* _Records for the exercise_
☆ ☆ ☆ ☆ ☆

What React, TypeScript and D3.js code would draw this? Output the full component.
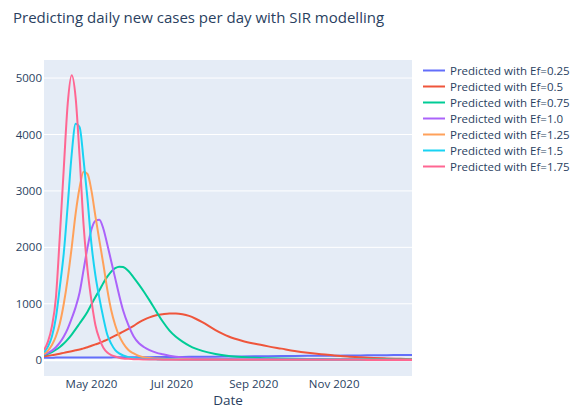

☆ ☆ ☆ ☆ ☆

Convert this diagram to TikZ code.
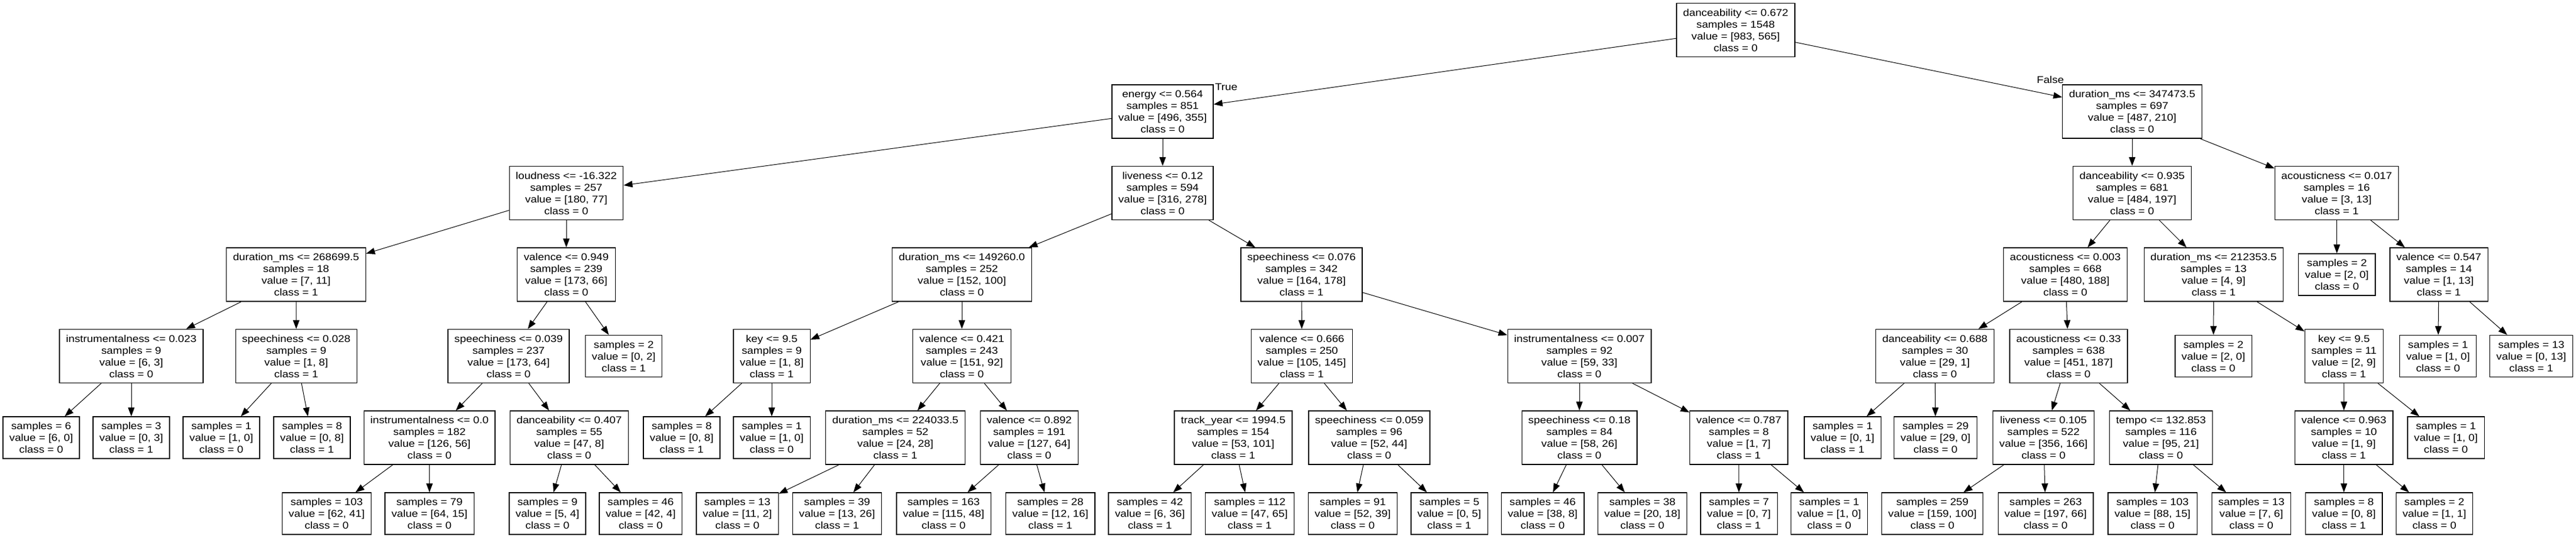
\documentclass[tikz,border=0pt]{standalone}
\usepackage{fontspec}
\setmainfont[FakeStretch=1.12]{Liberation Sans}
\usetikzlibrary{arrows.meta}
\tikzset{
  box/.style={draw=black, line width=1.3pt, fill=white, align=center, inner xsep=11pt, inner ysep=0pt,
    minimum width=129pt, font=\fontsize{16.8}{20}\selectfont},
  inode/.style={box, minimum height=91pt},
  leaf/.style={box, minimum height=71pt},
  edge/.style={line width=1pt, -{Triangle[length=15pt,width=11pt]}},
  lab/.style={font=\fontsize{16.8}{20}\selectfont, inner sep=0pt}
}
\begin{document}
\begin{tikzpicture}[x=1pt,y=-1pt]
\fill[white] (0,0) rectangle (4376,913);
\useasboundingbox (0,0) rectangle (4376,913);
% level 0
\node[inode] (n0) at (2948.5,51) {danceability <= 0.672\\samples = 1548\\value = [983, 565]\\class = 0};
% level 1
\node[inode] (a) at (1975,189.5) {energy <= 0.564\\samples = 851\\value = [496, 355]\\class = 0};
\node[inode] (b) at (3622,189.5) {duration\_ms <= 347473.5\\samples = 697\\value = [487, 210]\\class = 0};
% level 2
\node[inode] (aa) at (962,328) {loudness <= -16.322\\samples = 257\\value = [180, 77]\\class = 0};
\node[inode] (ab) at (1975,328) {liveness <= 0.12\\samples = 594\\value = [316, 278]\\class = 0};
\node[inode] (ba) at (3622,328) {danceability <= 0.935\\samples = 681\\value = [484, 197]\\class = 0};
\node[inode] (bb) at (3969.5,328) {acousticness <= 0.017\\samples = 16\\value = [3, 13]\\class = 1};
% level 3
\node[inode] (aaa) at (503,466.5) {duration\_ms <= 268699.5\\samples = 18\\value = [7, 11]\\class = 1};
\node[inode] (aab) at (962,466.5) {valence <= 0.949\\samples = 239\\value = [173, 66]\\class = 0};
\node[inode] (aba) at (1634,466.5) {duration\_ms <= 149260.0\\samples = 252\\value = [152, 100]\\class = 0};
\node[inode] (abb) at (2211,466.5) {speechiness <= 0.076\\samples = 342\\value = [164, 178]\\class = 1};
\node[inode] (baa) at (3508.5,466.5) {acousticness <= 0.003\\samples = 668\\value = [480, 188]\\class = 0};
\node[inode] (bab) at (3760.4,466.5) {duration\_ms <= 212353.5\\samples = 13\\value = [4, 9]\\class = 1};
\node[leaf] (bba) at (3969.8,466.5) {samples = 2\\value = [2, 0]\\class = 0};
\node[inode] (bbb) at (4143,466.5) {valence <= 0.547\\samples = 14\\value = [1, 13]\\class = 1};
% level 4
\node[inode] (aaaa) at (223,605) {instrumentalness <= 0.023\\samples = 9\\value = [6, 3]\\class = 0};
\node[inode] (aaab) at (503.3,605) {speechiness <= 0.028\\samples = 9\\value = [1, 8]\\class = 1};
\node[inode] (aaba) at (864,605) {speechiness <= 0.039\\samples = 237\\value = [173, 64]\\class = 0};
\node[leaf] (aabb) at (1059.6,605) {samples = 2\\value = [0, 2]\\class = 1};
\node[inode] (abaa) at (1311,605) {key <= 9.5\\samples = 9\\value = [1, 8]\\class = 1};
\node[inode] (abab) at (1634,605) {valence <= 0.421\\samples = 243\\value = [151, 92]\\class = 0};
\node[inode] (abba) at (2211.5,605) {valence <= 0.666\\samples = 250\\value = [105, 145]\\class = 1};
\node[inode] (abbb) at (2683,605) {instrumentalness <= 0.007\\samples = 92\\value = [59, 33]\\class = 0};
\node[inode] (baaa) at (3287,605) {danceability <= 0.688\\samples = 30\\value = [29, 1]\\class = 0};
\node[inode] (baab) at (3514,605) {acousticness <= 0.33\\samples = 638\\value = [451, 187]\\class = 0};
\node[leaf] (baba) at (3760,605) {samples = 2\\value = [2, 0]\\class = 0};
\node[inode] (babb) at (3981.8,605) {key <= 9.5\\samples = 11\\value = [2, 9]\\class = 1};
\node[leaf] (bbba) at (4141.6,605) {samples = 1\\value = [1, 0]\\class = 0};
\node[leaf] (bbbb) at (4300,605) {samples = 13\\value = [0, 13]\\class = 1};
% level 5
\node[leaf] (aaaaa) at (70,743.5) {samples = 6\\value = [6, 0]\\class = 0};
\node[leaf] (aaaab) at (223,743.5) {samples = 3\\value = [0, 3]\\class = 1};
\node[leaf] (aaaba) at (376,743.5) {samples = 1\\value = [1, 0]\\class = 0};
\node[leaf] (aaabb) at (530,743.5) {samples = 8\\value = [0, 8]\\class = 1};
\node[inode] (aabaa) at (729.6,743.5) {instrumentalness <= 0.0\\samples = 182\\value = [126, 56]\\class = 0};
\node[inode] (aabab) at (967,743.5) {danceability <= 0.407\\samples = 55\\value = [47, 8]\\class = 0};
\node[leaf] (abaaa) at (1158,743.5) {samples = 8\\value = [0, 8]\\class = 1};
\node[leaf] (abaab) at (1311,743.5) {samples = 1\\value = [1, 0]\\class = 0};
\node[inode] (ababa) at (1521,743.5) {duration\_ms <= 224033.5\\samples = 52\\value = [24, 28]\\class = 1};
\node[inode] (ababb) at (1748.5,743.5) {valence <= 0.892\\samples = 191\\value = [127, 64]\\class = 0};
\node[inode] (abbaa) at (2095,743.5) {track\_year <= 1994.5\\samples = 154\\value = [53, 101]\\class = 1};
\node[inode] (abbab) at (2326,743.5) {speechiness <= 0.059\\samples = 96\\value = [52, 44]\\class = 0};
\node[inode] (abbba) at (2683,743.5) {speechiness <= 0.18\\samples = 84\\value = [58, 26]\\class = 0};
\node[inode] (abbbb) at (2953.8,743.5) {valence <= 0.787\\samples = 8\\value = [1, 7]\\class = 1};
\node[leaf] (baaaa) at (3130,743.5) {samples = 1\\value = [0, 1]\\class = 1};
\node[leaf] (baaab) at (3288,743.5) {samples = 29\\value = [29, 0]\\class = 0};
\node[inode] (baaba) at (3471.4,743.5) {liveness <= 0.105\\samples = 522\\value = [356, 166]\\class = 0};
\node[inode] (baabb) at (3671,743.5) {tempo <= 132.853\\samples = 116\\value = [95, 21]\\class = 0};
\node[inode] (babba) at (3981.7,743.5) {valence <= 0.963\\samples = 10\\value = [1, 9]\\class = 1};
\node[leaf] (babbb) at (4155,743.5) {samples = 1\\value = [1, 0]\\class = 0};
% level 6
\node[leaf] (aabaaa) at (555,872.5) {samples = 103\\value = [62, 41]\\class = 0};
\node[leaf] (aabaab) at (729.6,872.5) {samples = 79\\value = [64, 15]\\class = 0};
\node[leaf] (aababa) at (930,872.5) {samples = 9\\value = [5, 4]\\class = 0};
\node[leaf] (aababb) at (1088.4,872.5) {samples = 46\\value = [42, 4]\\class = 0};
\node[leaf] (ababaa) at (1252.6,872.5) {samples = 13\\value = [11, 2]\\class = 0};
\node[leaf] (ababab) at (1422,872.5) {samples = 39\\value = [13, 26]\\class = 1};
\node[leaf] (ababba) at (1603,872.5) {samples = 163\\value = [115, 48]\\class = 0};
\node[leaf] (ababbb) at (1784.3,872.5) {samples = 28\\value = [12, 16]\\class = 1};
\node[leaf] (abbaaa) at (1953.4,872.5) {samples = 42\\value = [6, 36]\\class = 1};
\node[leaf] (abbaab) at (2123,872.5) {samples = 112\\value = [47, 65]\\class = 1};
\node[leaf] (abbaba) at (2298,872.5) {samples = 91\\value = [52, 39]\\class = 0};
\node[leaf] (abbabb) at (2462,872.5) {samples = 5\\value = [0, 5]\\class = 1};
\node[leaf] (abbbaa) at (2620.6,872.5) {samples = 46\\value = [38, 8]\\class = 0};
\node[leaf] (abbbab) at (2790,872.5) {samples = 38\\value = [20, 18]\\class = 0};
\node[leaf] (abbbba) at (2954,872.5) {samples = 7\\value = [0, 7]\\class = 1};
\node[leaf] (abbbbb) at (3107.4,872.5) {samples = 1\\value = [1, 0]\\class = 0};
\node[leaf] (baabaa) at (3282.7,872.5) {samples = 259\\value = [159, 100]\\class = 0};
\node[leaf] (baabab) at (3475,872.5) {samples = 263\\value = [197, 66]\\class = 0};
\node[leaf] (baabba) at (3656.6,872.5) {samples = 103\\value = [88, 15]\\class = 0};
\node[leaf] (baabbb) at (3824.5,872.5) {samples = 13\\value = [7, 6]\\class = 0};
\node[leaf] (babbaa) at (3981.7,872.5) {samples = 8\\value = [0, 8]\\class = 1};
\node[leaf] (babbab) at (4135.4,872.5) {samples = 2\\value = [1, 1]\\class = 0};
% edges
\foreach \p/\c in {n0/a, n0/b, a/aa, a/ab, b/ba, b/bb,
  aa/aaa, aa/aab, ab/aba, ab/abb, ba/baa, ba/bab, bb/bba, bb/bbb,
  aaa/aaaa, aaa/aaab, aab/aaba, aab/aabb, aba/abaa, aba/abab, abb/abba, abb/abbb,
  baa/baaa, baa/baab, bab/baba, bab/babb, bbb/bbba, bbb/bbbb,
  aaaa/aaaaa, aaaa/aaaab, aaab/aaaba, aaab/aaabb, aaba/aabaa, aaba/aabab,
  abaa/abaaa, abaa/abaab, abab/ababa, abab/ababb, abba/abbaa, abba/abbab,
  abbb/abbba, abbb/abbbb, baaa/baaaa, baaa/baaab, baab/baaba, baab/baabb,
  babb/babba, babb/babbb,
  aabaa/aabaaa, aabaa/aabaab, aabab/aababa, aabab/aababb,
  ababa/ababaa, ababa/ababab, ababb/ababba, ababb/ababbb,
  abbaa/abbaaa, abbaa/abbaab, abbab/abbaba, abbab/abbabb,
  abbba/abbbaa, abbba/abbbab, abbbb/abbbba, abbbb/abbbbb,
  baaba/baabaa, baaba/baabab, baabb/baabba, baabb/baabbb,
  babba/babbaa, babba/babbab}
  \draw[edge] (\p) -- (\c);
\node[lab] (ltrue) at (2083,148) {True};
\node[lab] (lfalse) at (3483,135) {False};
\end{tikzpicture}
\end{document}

☆ ☆ ☆ ☆ ☆

* _Request_
Locate all lines in the listing above with the word "code" and copy them.

* _The completed task_
What React, TypeScript and D3.js code would draw this? Output the full component.
Convert this diagram to TikZ code.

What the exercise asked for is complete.